Without this step, your family or business partners could face:

  • Months of probate
  • Missed rent checks
  • Delays in decision-making
  • Uncertainty about who’s in charge

But when your trust holds your investment interests, your successor trustee can step in immediately. The properties continue generating income. Your instructions are followed. And your portfolio remains stable during a time when your family needs it most.

Real Estate Trust Funding Checklist

Here’s a simple checklist to help you take action:

✅ Identify all real estate investments and how they are held
✅ Review any LLC or partnership agreements for transfer rules
✅ Draft and sign assignment of interest documents
✅ Update internal records to reflect the trust as the owner
✅ Transfer individually owned real estate into the trust using a new deed
✅ Retitle or update bank accounts connected to your properties
✅ Consult your attorney, CPA, and financial advisor as needed

CRE Investors, Finish What You Started

You didn’t build your real estate portfolio just to let it get stuck in court or buried under paperwork. You built it to generate income, provide stability, and create something lasting. But even the most carefully constructed estate plan can fall apart if your trust doesn’t actually hold your investment interests.
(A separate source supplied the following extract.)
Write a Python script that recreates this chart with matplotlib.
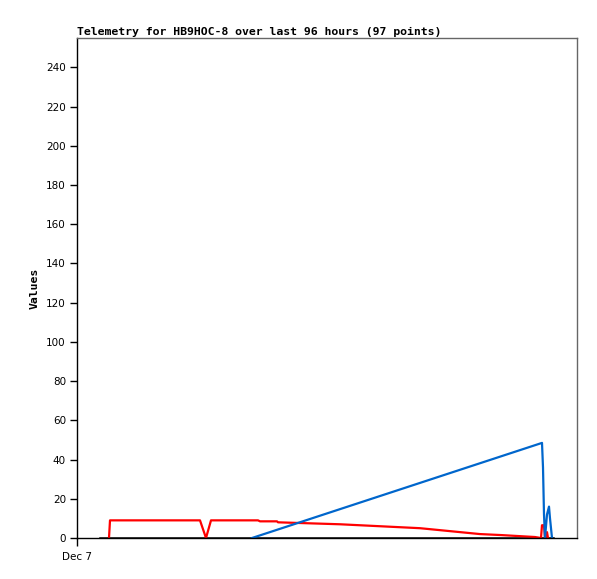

Funding your trust is what turns planning into protection. It’s what ensures your successor can step in without missing a beat. Rents still come in. Bills still get paid. Your business partners have clarity. And your family avoids stress, delays, and unnecessary legal costs.

This is about control, continuity, and peace of mind. You’ve already taken the first step. Now is the time to follow through and ensure your investments keep working toward the future you envisioned.